* BEGIN Source records *

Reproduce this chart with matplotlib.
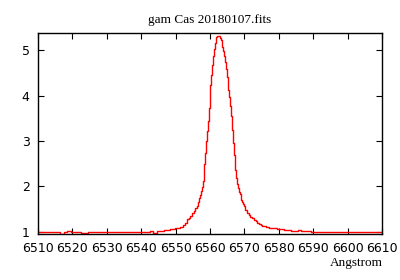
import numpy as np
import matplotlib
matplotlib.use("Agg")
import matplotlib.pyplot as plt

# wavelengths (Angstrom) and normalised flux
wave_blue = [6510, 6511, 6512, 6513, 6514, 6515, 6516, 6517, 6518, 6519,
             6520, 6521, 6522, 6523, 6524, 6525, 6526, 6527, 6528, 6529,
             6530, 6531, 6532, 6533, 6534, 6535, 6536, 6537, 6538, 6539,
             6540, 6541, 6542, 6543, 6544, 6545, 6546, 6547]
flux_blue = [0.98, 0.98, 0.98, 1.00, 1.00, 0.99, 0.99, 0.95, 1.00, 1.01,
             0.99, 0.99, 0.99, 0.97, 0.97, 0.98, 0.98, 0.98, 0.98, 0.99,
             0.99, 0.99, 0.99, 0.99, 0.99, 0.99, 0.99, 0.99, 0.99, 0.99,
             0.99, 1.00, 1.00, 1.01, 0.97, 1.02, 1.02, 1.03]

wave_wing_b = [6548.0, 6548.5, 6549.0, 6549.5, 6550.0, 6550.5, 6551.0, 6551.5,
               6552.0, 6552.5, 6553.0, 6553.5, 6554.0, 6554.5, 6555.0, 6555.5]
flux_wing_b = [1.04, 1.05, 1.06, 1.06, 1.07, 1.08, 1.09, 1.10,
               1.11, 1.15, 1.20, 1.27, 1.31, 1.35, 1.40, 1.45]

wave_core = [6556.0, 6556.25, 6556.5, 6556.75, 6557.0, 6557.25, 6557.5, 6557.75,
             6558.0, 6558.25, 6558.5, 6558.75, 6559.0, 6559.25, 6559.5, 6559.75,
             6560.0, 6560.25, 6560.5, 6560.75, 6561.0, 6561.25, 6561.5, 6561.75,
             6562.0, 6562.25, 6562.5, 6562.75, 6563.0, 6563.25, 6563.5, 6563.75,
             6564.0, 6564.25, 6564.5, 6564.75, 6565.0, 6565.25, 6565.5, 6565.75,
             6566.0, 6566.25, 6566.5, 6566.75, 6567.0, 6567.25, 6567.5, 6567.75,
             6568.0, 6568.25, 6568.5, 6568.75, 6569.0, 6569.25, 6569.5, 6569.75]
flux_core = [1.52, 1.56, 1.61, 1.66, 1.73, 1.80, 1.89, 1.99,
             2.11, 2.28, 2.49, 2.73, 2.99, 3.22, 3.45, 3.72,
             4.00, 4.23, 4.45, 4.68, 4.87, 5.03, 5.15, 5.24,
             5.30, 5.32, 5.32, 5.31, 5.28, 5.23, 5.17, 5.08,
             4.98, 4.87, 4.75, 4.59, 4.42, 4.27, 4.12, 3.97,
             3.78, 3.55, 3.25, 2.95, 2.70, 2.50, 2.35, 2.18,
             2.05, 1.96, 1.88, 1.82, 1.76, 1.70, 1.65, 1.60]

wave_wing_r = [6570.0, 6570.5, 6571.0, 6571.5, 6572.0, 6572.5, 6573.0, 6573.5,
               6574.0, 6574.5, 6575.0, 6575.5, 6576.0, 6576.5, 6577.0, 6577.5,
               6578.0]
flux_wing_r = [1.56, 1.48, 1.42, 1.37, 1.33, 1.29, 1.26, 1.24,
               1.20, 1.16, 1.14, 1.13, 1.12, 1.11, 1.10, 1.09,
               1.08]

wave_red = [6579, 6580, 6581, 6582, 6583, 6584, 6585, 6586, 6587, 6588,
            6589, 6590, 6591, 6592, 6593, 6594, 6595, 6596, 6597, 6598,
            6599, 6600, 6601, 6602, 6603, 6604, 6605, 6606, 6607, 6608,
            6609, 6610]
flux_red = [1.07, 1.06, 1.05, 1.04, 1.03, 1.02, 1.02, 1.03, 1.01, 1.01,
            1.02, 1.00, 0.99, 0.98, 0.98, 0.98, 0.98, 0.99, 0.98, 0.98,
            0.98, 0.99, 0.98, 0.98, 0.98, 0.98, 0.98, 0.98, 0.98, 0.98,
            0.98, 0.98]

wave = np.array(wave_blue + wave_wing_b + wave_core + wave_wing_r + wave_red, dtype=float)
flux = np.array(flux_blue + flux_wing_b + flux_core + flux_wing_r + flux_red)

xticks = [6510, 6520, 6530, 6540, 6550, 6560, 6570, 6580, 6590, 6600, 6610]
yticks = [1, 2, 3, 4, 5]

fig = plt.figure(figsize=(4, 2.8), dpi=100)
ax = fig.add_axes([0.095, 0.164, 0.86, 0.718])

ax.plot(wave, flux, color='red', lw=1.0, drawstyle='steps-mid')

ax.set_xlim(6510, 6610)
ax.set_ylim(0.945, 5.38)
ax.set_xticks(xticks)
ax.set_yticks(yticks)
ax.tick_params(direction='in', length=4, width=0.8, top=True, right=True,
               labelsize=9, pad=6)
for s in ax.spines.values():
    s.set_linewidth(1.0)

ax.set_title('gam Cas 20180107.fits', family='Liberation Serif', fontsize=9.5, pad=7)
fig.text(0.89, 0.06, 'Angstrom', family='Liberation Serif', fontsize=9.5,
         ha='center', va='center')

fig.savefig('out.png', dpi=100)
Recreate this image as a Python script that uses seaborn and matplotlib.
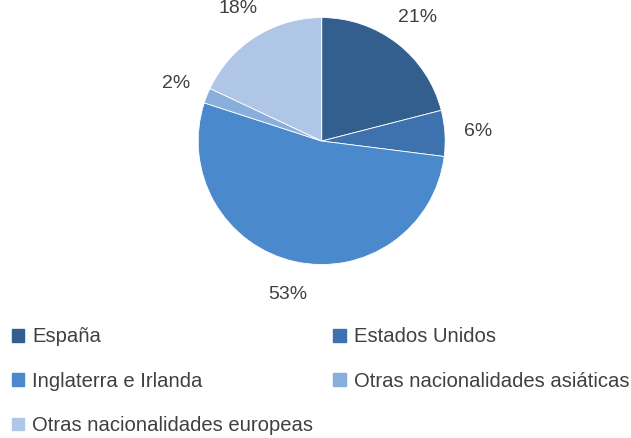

* END Source records *
* BEGIN Source records *

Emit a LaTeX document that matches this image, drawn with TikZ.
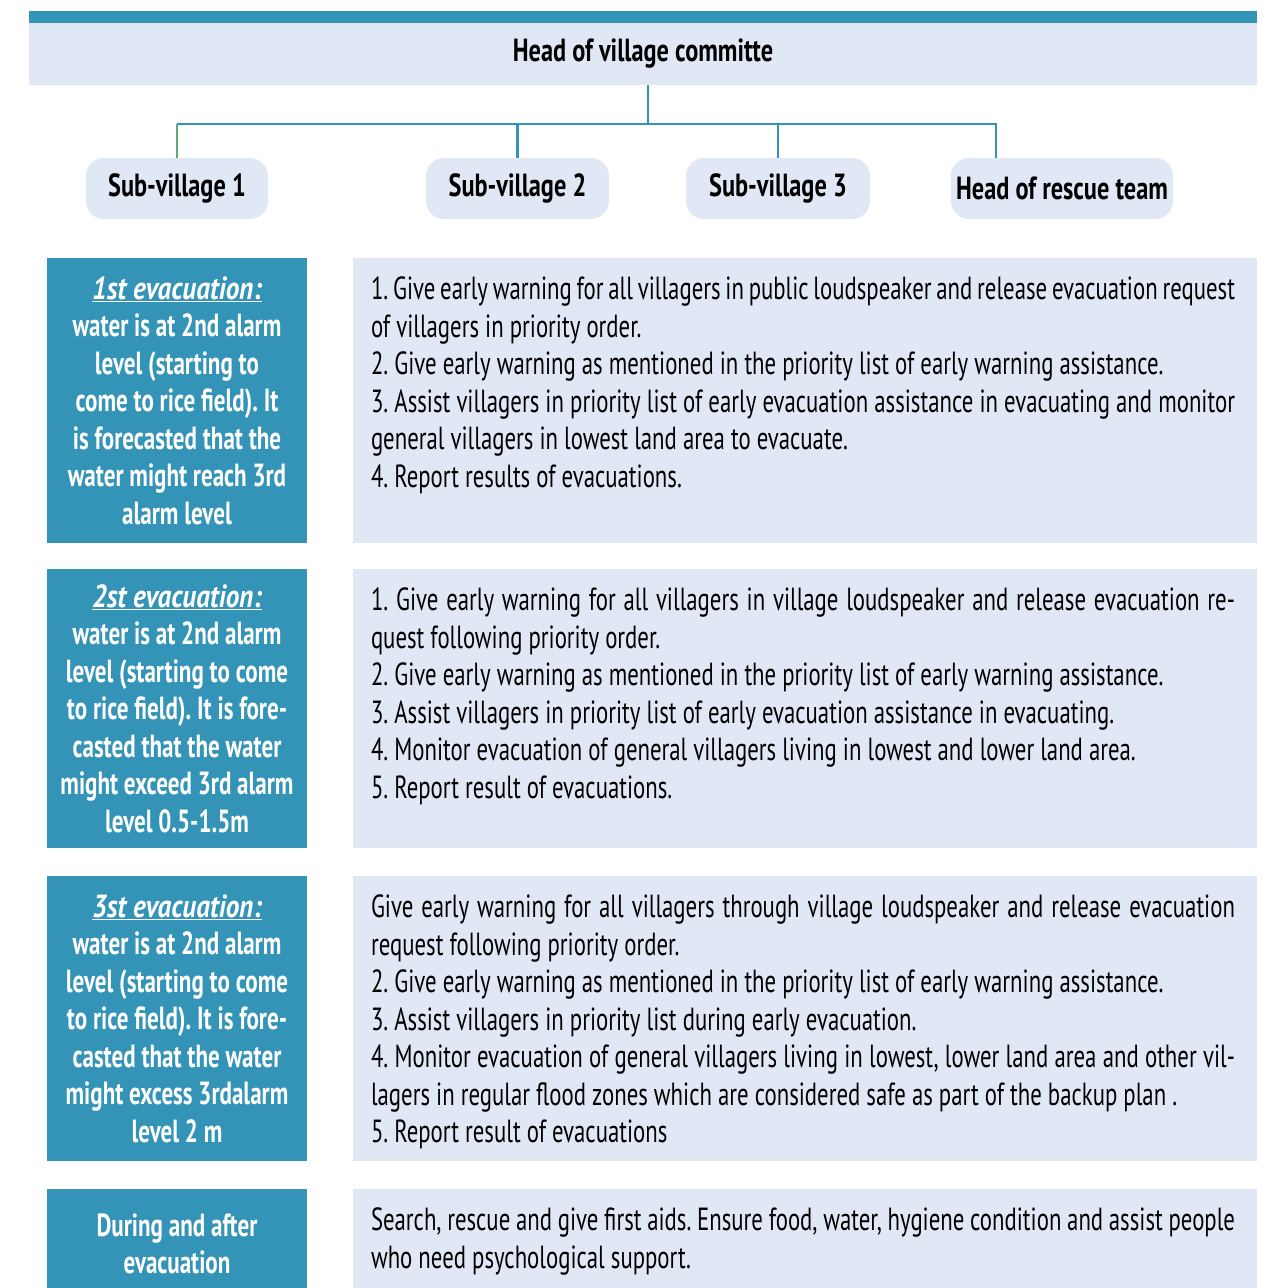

* END Source records *
* BEGIN Source records *

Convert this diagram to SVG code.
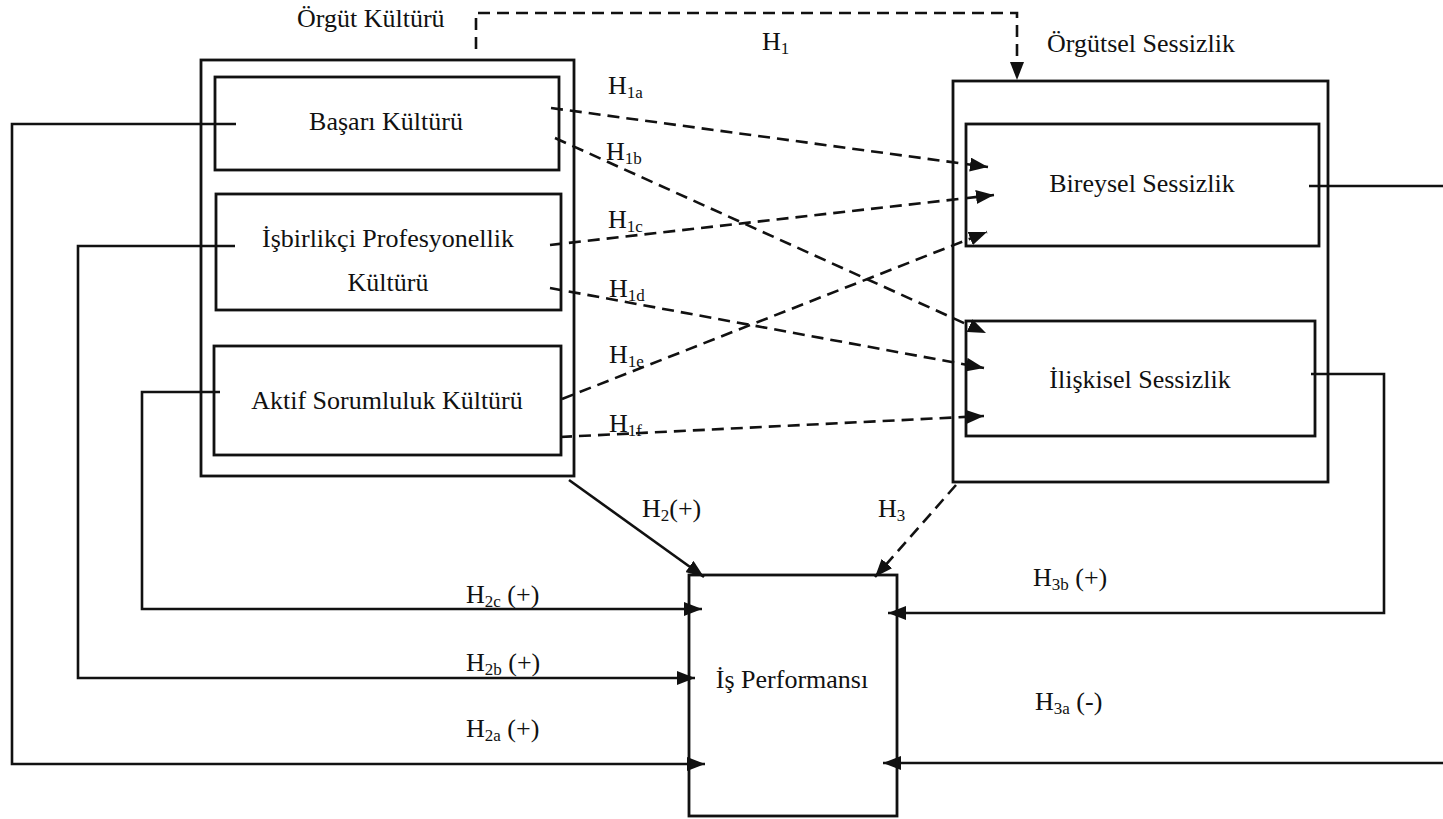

* END Source records *

**Exercise brief:**
In the material above, show every line where the word "image" turns up.

**Result of the task:**
Recreate this image as a Python script that uses seaborn and matplotlib.
Emit a LaTeX document that matches this image, drawn with TikZ.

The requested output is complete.